Brisman demonstrates how the biblical parable of the talents itself struggles with the question of its own originality: the responsibility of being original and the danger of being original. The third servant, the slothful one, is blamed for failing to multiply his single talent. For Brisman, the single talent in one interpretation is an orthodox tradition which the third servant is charged to "develop." He is in a terrible dilemma: to develop and perhaps lose or distort the tradition, or to leave it a dead letter. The third servant is like the religious critic in our time, not knowing how to turn the tradition into a new language, fearing its distortion yet not wanting to leave it a dead letter. And all the while there is the promise of a profitable investment which leads to new responsibility and "joy."
Though the parable haunts our consciousness, many of its terms have lost meaning in our modern culture: the joy of the Lord, the kingdom of heaven, being a good and faithful servant, the wickedness of the slothful servant, the wailing and gnashing of teeth. We might read the parable as we read Eliot's "The Waste Land," full of glass fragments of an old culture which have become increasingly blurred. Yet despite its alienness, the parable has a strange analogy to secular concerns. We know that originality increases manifold, while the unoriginal labor in darkness. We connect originality if not with salvation, then with success and promotion. And we also know that originality soon fails, that it takes shape in forms which can grow fixed and sterile. The parable still has the capacity to terrify us. Yet it also may console. One of the interesting turns in Brisman's argument is that the third servant is the most loved, and indeed is rather like the Mary who (unlike Martha) does not do profitable work, the Milton who only 'waits', the Cordelia who does not speak pretentiously. The third servant is the chosen people, whether Jewish or Gentile. And if we are called to an impossible task, to make profit out of a single old coin, we are entitled to some compassion for the fix we are in.
One project of Religion and the Arts is to show how our religious and secular cultures struggle with similar problems. There is an intricacy in the parable, an historical and psychological intricacy, which is like the intricacy we would like to explore in non-biblical art and literature. The one coin which Religion and the Arts seeks to invest is that of ecumenical dialogue between religion and the arts, so that each may be invigorated by the other. In various ways, the articles in this issue explore the inter-sections created by original thinking sensitive to the danger and the joy of such thinking.
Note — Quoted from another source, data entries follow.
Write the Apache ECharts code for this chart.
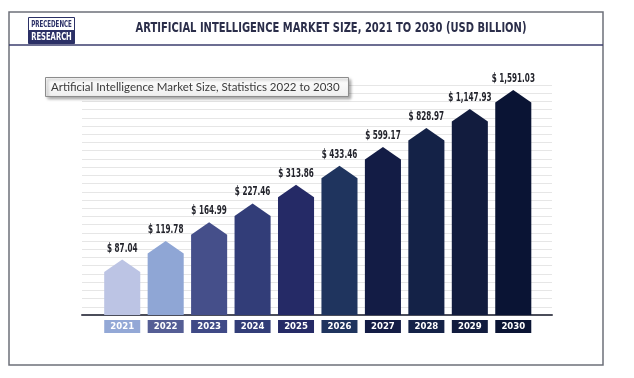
<!DOCTYPE html>
<html><head><meta charset="utf-8">
<script src="https://cdn.jsdelivr.net/npm/echarts@6/dist/echarts.min.js"></script>
<style>html,body{margin:0;padding:0;background:#fff}#c{width:634px;height:378px}</style>
</head><body><div id="c"></div>
<script>
const categories = ['2021','2022','2023','2024','2025','2026','2027','2028','2029','2030'];
const marketSize = [87.04, 119.78, 164.99, 227.46, 313.86, 433.46, 599.17, 828.97, 1147.93, 1591.03];
const barColors = ['#bcc4e4','#8fa6d5','#454f8a','#323d78','#252a66','#1f345e','#131c45','#142247','#121c3e','#0a1434'];
const tagColors = ['#93a8d6','#555e95','#3f4986','#323d78','#252a66','#1f345e','#131c45','#142247','#121c3e','#0a1434'];
const titleText = 'ARTIFICIAL INTELLIGENCE MARKET SIZE, 2021 TO 2030 (USD BILLION)';
const subtitleText = 'Artificial Intelligence Market Size, Statistics 2022 to 2030';
const yMin = 33.65, yMax = 1732;

const NARROW = "'Liberation Sans Narrow','DejaVu Sans Condensed',sans-serif";
const chart = echarts.init(document.getElementById('c'), null, {renderer:'canvas'});
const rich = {};
tagColors.forEach((c,i)=>{ rich['c'+i] = {backgroundColor:c, color:'#fff', width:36, height:13, lineHeight:13, align:'center', fontFamily:NARROW, fontWeight:'bold', fontSize:9.5}; });

chart.setOption({
  animation:false,
  grid:[
    {left:82, right:82, top:85, bottom:63},
    {left:100.5, right:99, top:85, bottom:63}
  ],
  xAxis:[
    {gridIndex:0, type:'value', min:0, max:1, axisLabel:{show:false}, axisTick:{show:false}, splitLine:{show:false},
     axisLine:{show:true, lineStyle:{color:'#4b4d5a', width:2}}},
    {gridIndex:1, type:'category', data:categories, axisLine:{show:false}, axisTick:{show:false},
     axisLabel:{margin:5, interval:0, formatter:(v,i)=>'{c'+i+'|'+v+'}', rich:rich}}
  ],
  yAxis:[
    {gridIndex:0, type:'value', min:0, max:28, interval:1, axisLabel:{show:false}, axisLine:{show:false}, axisTick:{show:false},
     splitLine:{show:true, lineStyle:{color:'#e6e6e6', width:1}}},
    {gridIndex:1, type:'log', min:yMin, max:yMax, show:false, splitLine:{show:false}}
  ],
  series:[{
    type:'custom', xAxisIndex:1, yAxisIndex:1,
    data: marketSize.map((v,i)=>[i,v]),
    renderItem:(params, api)=>{
      const i = api.value(0), v = api.value(1);
      const tip = api.coord([i, v]);
      const base = api.coord([i, yMin]);
      const w = api.size([1,0])[0]*0.83;
      const x0 = tip[0]-w/2, x1 = tip[0]+w/2, sh = tip[1]+12.5;
      return {type:'group', children:[
        {type:'polygon', shape:{points:[[x0,base[1]],[x0,sh],[tip[0],tip[1]],[x1,sh],[x1,base[1]]]}, style:{fill:barColors[i]}},
        {type:'text', x:tip[0], y:tip[1]-5, scaleX:0.7, style:{text:'$ '+v.toLocaleString('en-US',{minimumFractionDigits:2, maximumFractionDigits:2}),
          align:'center', verticalAlign:'bottom', fill:'#23242c', font:"bold 11.5px "+NARROW}}
      ]};
    }
  }],
  graphic:[
    {type:'rect', shape:{x:9, y:12, width:594, height:353}, style:{fill:'none', stroke:'#6d707a', lineWidth:1.5}, z:1},
    {type:'line', shape:{x1:9, y1:45, x2:603, y2:45}, style:{stroke:'#3b3e6e', lineWidth:1.5}, z:2},
    {type:'rect', shape:{x:28.5, y:17.5, width:46, height:13}, style:{fill:'#fff', stroke:'#2b3066', lineWidth:1}, z:3},
    {type:'rect', shape:{x:28.5, y:30.5, width:46, height:13}, style:{fill:'#2b3066', stroke:'#2b3066', lineWidth:1}, z:3},
    {type:'text', x:51.5, y:24.5, scaleX:0.72, style:{text:'PRECEDENCE', align:'center', verticalAlign:'middle', fill:'#2b3066', font:"bold 8.5px "+NARROW}, z:4},
    {type:'text', x:51.5, y:37.5, scaleX:0.72, style:{text:'RESEARCH', align:'center', verticalAlign:'middle', fill:'#fff', font:"bold 10.5px "+NARROW}, z:4},
    {type:'text', x:331, y:28, scaleX:0.79, style:{text:titleText, align:'center', verticalAlign:'middle', fill:'#2b2e4a', font:"bold 14px "+NARROW}, z:4},
    {type:'rect', shape:{x:45.5, y:77.5, width:303, height:19}, z:10,
      style:{fill:new echarts.graphic.LinearGradient(0,0,0,1,[{offset:0,color:'#ffffff'},{offset:1,color:'#eeeeee'}]),
             stroke:'#8c8c8c', lineWidth:1, shadowBlur:3, shadowOffsetX:2, shadowOffsetY:2, shadowColor:'rgba(0,0,0,0.35)'}},
    {type:'text', x:51, y:87.5, z:11, style:{text:subtitleText, align:'left', verticalAlign:'middle', fill:'#3a3a3a', font:"11.5px Lato, 'Open Sans', sans-serif"}}
  ]
});
</script></body></html>
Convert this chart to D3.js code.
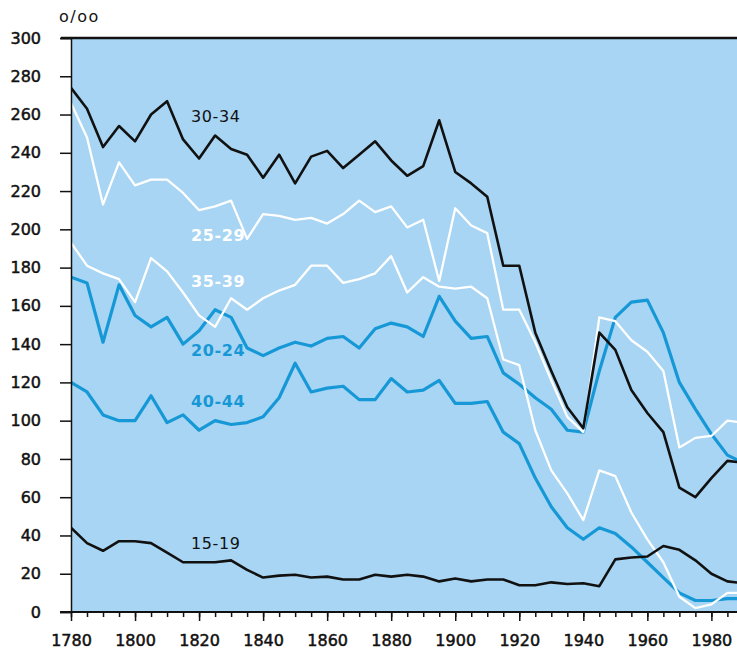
<!DOCTYPE html>
<html>
<head>
<meta charset="utf-8">
<script src="https://cdn.jsdelivr.net/npm/d3@7"></script>
<style>
  body { margin: 0; background: #fff; }
  svg { display: block; }
</style>
</head>
<body>
<div id="chart"></div>
<script>
const years = [1780, 1785, 1790, 1795, 1800, 1805, 1810, 1815, 1820, 1825,
               1830, 1835, 1840, 1845, 1850, 1855, 1860, 1865, 1870, 1875,
               1880, 1885, 1890, 1895, 1900, 1905, 1910, 1915, 1920, 1925,
               1930, 1935, 1940, 1945, 1950, 1955, 1960, 1965, 1970, 1975,
               1980, 1985, 1990];

const age3034 = [274, 263, 243, 254, 246, 260, 267, 247, 237, 249,
                 242, 239, 227, 239, 224, 238, 241, 232, 239, 246,
                 236, 228, 233, 257, 230, 224, 217, 181, 181, 146,
                 126, 107, 96, 146, 137, 116, 104, 94, 65, 60,
                 70, 79, 78];
const age2529 = [266, 248, 213, 235, 223, 226, 226, 219, 210, 212,
                 215, 195, 208, 207, 205, 206, 203, 208, 215, 209,
                 212, 201, 205, 173, 211, 202, 198, 158, 158, 141,
                 121, 102, 94, 154, 152, 142, 136, 126, 86, 91,
                 92, 100, 99];
const age3539 = [193, 181, 177, 174, 162, 185, 178, 167, 155, 149,
                 164, 158, 164, 168, 171, 181, 181, 172, 174, 177,
                 186, 167, 175, 170, 169, 170, 164, 132, 129, 95,
                 74, 62, 48, 74, 71, 52, 38, 26, 8, 2,
                 4, 10, 10];
const age2024 = [175, 172, 141, 171, 155, 149, 154, 140, 147, 158,
                 154, 138, 134, 138, 141, 139, 143, 144, 138, 148,
                 151, 149, 144, 165, 152, 143, 144, 125, 119, 112,
                 106, 95, 94, 126, 154, 162, 163, 146, 120, 106,
                 93, 82, 78];
const age4044 = [120, 115, 103, 100, 100, 113, 99, 103, 95, 100,
                 98, 99, 102, 112, 130, 115, 117, 118, 111, 111,
                 122, 115, 116, 121, 109, 109, 110, 94, 88, 70,
                 55, 44, 38, 44, 41, 34, 26, 18, 10, 6,
                 6, 7, 7];
const age1519 = [44, 36, 32, 37, 37, 36, 31, 26, 26, 26,
                 27, 22, 18, 19, 19.5, 18, 18.5, 17, 17, 19.5,
                 18.5, 19.5, 18.5, 16, 17.5, 16, 17, 17, 14, 14,
                 15.5, 14.6, 15, 13.5, 27.5, 28.5, 29, 34.5, 32.5, 27,
                 20, 16, 15];

const yTicks = [0, 20, 40, 60, 80, 100, 120, 140, 160, 180, 200, 220, 240, 260, 280, 300];
const xTicks = [1780, 1800, 1820, 1840, 1860, 1880, 1900, 1920, 1940, 1960, 1980];

// label text and where it sits (year, value)
const labelNames = ["30-34", "25-29", "35-39", "20-24", "40-44", "15-19"];
const labelAt = [[1817.5, 259], [1817.5, 197], [1817.5, 173], [1817.5, 137], [1817.5, 110], [1817.5, 36]];

const BG = "#a7d5f3";
const BLUE = "#1798d6";
const BLACK = "#111";
const AXIS_FONT = "'DejaVu Sans', Verdana, sans-serif";

const width = 737, height = 650;
const mLeft = 71, mRight = 737, mTop = 38, mBottom = 612;

const svg = d3.select("#chart").append("svg")
    .attr("width", width)
    .attr("height", height);

const x = d3.scaleLinear().domain([1780, 1988]).range([mLeft, mRight]);
const y = d3.scaleLinear().domain([0, 300]).range([mBottom, mTop]);

svg.append("rect")
    .attr("x", mLeft).attr("y", mTop)
    .attr("width", mRight - mLeft).attr("height", mBottom - mTop)
    .attr("fill", BG);

svg.append("clipPath").attr("id", "plot")
    .append("rect")
    .attr("x", mLeft).attr("y", mTop)
    .attr("width", mRight - mLeft).attr("height", mBottom - mTop);

const line = d3.line()
    .x((d, i) => x(years[i]))
    .y(d => y(d));

const series = [
    { data: age2024, color: BLUE, w: 3.2 },
    { data: age4044, color: BLUE, w: 3.2 },
    { data: age2529, color: "#fff", w: 2.3 },
    { data: age3539, color: "#fff", w: 2.3 },
    { data: age1519, color: BLACK, w: 2.6 },
    { data: age3034, color: BLACK, w: 2.6 }
];

const g = svg.append("g").attr("clip-path", "url(#plot)");
series.forEach(s => {
    g.append("path")
        .datum(s.data)
        .attr("fill", "none")
        .attr("stroke", s.color)
        .attr("stroke-width", s.w)
        .attr("stroke-linejoin", "round")
        .attr("d", line);
});

// series labels
const labelColors = [BLACK, "#fff", "#fff", BLUE, BLUE, BLACK];
svg.selectAll(".lbl")
    .data(labelNames)
    .enter()
    .append("text")
    .attr("x", (d, i) => x(labelAt[i][0]))
    .attr("y", (d, i) => y(labelAt[i][1]))
    .attr("dy", "0.36em")
    .attr("fill", (d, i) => labelColors[i])
    .attr("font-family", "'DejaVu Sans', sans-serif")
    .attr("font-size", 16)
    .attr("font-weight", (d, i) => labelColors[i] === BLACK ? "normal" : "bold")
    .attr("letter-spacing", 0.6)
    .text(d => d);

// y axis
const yAxis = d3.axisLeft(y)
    .tickValues(yTicks)
    .tickSize(11)
    .tickPadding(19)
    .tickFormat(d => d);

const yg = svg.append("g")
    .attr("transform", `translate(${mLeft},0)`)
    .call(yAxis);
yg.select(".domain").attr("stroke", BLACK).attr("stroke-width", 1.5);
yg.selectAll(".tick line").attr("stroke", BLACK).attr("stroke-width", 1.5);
yg.selectAll("text")
    .attr("fill", "#111")
    .attr("stroke", "#111")
    .attr("stroke-width", 0.5)
    .style("font-family", AXIS_FONT)
    .style("font-size", "16px");

// heavy line along the top at 300
svg.append("line")
    .attr("x1", mLeft - 10).attr("x2", mRight)
    .attr("y1", y(300)).attr("y2", y(300))
    .attr("stroke", BLACK).attr("stroke-width", 2.5);

// x axis: small ticks every 5 years, labelled every 20
const xMinor = d3.axisBottom(x)
    .tickValues(years.filter(v => v < 1988))
    .tickSize(5)
    .tickFormat("");
const xm = svg.append("g")
    .attr("transform", `translate(0,${mBottom})`)
    .call(xMinor);
xm.select(".domain").remove();
xm.selectAll(".tick line").attr("stroke", BLACK).attr("stroke-width", 1.5);

const xAxis = d3.axisBottom(x)
    .tickValues(xTicks)
    .tickSize(9)
    .tickPadding(14)
    .tickFormat(d => d);
const xg = svg.append("g")
    .attr("transform", `translate(0,${mBottom})`)
    .call(xAxis);
xg.select(".domain").remove();
xg.selectAll(".tick line").attr("stroke", BLACK).attr("stroke-width", 1.5);
xg.selectAll("text")
    .attr("fill", "#111")
    .attr("stroke", "#111")
    .attr("stroke-width", 0.5)
    .style("font-family", AXIS_FONT)
    .style("font-size", "16px");

svg.append("line")
    .attr("x1", mLeft - 11).attr("x2", mRight)
    .attr("y1", mBottom).attr("y2", mBottom)
    .attr("stroke", BLACK).attr("stroke-width", 1.8);

// unit label
svg.append("text")
    .attr("x", 59).attr("y", 22)
    .attr("fill", "#111")
    .attr("font-family", "'DejaVu Sans', sans-serif")
    .attr("font-size", 16)
    .attr("letter-spacing", 1.5)
    .text("o/oo");
</script>
</body>
</html>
The intersections between the religious and the secular have a way of changing both. Rosemary Luling Haughton's idea of the "sacrament," for example, brings together two things, the way in which Jasper Johns's art creates a new way of experiencing material representations, and the way in which a religious "sacrament" creates a material moment which reshapes people, material, and their God into a new reality. The parallel here between art and sacrament is challenging to conventional notions of how symbols work in both religion and art. Both conventions are challenged, with the result that both are invigorated. Haughton's is in the circle of that school of critics meditating anew upon material objects, bodies in space, the matter of our minds. We come out of a heritage of fierce debates in the religious tradition about idolatry, superstition, Baal-worship, voodoo objects; and equally fierce debates in the philosophical tradition about materialism and behaviorism. These debates have become tired and left us fascinated in the religious world with the power of "icons" and in the secular world with the power of material objects. How do objects, material objects in our experience, our own bodies, the bodies of others, the body of the world, enter into and become part of what we might consider religious and spiritual experience?
Thus John Renard is at once a comparativist and materialist of objects. He reminds us that a major way in which one religious tradition understands itself is by understanding others. And one way in which religious traditions are importantly embodied is in architecture which with other visual arts have had arguably greater influence on the multitude of religious people than written texts. Renard carefully tracks the experience which one has in entering a religious building, the stages and significance of this experience, and the complex material parts to which one should attend.
In Religion and the Arts, we seek to trace the complex encounter of the bodily and the spiritual, the sexual and the transcendent, an encounter needed if the reality of either side is to be seen. Warhol is thus a classic case, the mocker of objects, the worshipper of objects, the supreme parodist whose way to the religious is through the parodied; and when we finally arrive at the religious with Warhol, we are as entranced (if we are still with him) with the theological drama as any Renaissance Christian who first gazed upon Leonardo's Last Supper. Warhol's second innocence, like Blake's organized innocence, or Kierkegaard's faith, is a model of a contemplation raised to a second power. Out of the exhaustion of a fully experienced and thus parodied world, Warhol arrives at the altar rail. Which is not to say that he is not still excluded, marginalized, and condemned by the religion he loved, but that he found it interesting. One hope of Religion and the Arts is to help make the subject of religion interesting in our contemporary culture.
In future issues, we plan to continue to develop features that will serve the field of religion and the arts: from interviews to forums, from bibliographical resources to review essays. But always we hope to be the place where the best critical articles in each of the arts can be found.